Maxwell Cordyon Wheat, Jr. is a poet from Freeport, Long Island. He was nominated as Nassau County’s first poet laureate, but he was rejected by a vote in the Nassau Couty Legislature in which all the Republicans and all but one of the Democrats on the committee voted against the nomination.

Max Wheat talks to Alan Semerjian Photo by Ian WilderKudos to Newsday, who in today’s Sunday paper, has a piece by former Suffolk County Poet Laureate George Wallace, and by unofficial Nassau County Poet Laureate Max Wheat.

The local poetry community will be honoring Max Wheat on June 24th at the Cedarmere.

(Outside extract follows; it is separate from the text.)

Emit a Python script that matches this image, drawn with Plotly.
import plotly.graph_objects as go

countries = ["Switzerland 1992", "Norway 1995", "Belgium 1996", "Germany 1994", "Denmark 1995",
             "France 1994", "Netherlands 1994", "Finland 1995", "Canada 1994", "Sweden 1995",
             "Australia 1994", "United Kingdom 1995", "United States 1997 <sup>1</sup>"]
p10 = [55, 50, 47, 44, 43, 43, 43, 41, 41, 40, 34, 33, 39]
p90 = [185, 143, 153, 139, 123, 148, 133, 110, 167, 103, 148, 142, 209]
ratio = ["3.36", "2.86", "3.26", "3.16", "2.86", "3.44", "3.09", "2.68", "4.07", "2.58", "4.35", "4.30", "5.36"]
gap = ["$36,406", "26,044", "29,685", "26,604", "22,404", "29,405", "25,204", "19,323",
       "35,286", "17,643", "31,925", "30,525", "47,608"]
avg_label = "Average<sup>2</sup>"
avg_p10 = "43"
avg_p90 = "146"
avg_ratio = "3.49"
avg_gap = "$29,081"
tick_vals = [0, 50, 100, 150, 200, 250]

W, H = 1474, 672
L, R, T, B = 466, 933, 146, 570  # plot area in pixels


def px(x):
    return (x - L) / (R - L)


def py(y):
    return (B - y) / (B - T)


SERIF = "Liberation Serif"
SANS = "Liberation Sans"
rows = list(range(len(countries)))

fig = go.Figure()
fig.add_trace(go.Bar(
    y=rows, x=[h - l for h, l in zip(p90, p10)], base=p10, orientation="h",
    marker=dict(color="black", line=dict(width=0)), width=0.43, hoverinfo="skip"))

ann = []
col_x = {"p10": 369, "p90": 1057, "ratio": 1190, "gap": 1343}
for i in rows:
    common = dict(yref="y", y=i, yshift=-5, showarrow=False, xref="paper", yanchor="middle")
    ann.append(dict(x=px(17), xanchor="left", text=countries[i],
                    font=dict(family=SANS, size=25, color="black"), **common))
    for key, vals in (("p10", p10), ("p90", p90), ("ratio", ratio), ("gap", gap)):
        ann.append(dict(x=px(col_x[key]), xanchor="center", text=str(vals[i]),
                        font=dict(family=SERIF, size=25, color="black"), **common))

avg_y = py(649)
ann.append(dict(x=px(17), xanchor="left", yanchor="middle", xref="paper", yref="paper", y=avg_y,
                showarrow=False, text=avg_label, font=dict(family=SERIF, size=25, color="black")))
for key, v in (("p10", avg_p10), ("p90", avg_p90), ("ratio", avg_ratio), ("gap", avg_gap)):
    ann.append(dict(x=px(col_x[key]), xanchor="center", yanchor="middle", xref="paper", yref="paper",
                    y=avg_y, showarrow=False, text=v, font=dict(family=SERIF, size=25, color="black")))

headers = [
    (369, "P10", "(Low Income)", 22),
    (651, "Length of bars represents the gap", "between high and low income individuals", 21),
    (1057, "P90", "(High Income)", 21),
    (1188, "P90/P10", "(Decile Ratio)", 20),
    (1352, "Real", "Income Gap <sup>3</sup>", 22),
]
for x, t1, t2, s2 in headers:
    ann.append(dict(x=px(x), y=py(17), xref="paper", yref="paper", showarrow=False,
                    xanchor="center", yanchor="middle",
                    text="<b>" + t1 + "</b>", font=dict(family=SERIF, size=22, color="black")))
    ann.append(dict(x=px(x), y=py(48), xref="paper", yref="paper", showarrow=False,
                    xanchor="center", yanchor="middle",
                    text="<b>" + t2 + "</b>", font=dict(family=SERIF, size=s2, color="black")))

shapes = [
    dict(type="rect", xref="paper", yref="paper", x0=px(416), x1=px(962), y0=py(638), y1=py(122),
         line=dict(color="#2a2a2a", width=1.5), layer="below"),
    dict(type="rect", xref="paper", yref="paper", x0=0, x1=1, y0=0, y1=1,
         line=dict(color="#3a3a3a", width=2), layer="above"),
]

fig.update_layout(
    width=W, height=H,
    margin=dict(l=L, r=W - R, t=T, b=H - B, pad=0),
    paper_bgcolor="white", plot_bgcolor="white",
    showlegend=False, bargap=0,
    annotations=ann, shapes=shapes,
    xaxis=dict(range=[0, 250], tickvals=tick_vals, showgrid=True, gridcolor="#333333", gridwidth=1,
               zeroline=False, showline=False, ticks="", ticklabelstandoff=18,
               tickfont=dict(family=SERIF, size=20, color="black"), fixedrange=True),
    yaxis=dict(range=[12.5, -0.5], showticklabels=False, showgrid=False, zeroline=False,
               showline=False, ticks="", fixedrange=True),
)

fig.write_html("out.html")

Excerpts and links to the Newsday pieces below:

Stirring emotions

Poets play with language to elicit feelings. If we find a political message, it may – or may not be – what the writer intended.

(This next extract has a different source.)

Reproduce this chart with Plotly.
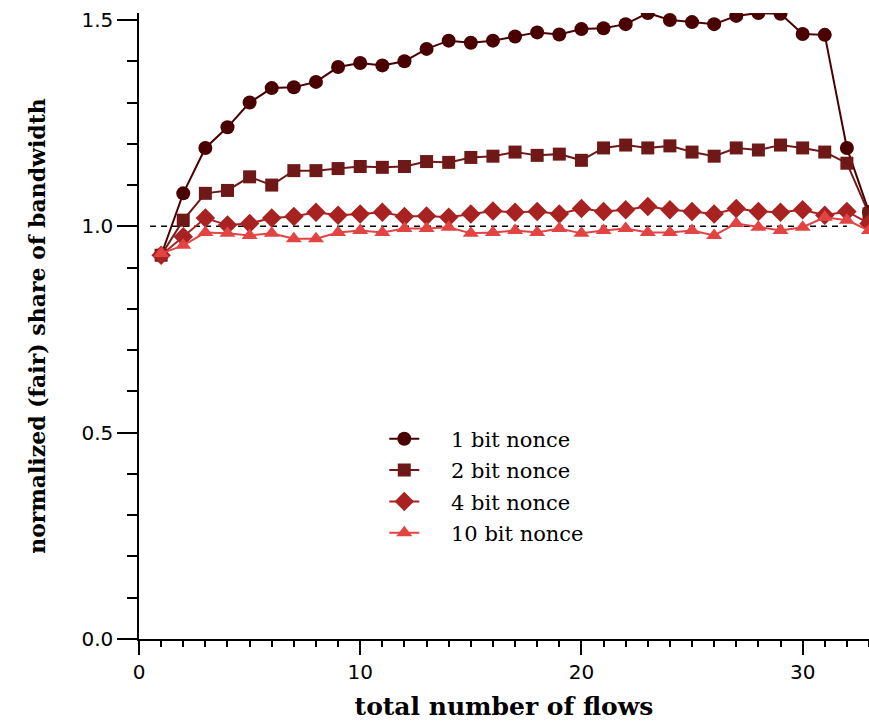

BY MAXWELL CORYDON WHEAT JR

June 10, 2007

It is the language. That is what poetry is – language enjoyment. I quote T.S. Eliot: “Genuine poetry can communicate before it is understood.”…

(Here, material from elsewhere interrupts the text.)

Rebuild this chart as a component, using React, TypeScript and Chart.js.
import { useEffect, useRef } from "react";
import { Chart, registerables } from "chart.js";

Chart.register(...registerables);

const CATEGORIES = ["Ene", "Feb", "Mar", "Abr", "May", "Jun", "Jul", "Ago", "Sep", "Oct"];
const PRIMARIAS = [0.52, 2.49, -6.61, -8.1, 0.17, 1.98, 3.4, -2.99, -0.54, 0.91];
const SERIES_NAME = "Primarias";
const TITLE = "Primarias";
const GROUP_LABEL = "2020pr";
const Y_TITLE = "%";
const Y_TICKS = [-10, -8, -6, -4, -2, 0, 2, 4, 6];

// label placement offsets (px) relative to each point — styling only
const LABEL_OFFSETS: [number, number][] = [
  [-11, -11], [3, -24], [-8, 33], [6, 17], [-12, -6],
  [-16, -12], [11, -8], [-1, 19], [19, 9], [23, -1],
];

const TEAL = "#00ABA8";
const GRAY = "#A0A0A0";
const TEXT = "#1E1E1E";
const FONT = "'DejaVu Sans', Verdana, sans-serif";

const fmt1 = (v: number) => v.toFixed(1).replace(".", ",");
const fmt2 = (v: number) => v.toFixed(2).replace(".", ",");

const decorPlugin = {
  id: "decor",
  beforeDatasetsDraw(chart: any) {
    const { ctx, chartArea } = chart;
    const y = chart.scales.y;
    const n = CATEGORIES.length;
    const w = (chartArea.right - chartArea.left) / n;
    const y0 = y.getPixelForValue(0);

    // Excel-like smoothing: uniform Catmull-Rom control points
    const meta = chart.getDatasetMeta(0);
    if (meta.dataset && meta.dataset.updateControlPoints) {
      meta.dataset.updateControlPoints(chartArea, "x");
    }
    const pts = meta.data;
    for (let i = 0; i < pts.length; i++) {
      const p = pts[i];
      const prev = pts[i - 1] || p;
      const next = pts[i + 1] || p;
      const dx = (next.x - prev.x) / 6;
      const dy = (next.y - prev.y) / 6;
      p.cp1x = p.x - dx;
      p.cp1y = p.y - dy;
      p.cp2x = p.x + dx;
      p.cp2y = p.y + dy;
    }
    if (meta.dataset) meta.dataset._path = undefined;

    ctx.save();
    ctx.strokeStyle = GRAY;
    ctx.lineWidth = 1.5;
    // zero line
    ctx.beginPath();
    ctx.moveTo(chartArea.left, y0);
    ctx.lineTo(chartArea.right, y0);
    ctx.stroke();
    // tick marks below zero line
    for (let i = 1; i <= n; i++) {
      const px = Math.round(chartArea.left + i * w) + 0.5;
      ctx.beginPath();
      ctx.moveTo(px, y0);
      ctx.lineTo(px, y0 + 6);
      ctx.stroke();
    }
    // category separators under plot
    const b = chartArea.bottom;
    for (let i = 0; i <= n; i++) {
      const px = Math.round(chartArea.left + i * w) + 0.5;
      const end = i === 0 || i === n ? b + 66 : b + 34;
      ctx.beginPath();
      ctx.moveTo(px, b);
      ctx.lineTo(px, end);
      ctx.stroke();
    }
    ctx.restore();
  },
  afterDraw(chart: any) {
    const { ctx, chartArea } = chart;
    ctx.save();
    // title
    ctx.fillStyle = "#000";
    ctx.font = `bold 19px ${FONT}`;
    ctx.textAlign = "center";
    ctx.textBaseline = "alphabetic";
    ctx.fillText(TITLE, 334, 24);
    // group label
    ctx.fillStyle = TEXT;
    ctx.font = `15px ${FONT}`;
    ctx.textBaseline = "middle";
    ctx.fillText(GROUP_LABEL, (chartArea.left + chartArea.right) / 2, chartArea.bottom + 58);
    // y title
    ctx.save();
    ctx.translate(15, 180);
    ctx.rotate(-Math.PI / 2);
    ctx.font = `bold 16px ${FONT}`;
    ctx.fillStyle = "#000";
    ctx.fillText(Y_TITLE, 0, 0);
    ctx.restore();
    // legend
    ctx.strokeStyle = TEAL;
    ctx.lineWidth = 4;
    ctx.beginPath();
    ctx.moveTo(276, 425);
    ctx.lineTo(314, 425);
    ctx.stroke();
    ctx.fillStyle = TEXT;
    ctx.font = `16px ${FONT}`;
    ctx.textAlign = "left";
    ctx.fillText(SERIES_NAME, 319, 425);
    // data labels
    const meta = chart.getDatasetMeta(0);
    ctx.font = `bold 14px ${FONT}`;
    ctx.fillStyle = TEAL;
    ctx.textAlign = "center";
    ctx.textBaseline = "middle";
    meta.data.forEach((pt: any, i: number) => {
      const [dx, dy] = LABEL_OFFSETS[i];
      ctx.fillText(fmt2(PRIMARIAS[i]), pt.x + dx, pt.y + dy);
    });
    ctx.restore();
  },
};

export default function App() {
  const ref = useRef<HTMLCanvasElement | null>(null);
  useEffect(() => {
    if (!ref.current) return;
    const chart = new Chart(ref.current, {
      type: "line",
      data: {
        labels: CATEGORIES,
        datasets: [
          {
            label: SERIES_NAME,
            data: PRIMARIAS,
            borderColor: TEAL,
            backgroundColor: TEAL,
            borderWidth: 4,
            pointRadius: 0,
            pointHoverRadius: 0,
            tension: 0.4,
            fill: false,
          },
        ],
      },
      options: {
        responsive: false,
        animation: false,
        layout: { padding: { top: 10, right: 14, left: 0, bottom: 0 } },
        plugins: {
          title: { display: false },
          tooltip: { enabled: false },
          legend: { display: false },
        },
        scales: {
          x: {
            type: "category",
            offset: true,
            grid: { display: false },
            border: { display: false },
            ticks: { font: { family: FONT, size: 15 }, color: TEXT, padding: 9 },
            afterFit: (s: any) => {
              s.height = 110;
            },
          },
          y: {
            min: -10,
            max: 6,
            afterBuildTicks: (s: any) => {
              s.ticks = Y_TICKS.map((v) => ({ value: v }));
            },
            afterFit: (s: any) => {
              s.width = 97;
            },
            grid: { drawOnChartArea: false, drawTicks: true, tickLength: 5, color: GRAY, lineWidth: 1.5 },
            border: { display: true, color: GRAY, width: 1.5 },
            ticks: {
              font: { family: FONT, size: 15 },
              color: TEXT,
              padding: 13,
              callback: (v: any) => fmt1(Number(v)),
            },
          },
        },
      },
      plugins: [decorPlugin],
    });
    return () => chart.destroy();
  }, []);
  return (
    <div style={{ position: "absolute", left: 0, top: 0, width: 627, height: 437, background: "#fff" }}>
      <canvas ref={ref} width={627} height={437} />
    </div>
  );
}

When Nassau legislators used my poem “The Colonel Will Know When the Troops Can Go Home” to charge me with “condemning” our servicemen and women, they were not using this author’s meaning. My purpose was to show what happens in war by creating an experience in language…But a specific anti-war, or anti-soldier statement is not the meaning I was intending. A poem can take on a dynamic of its own – the words stirring in readers feelings the poet might not have thought about.

Poets don’t talk about writing to express meaning…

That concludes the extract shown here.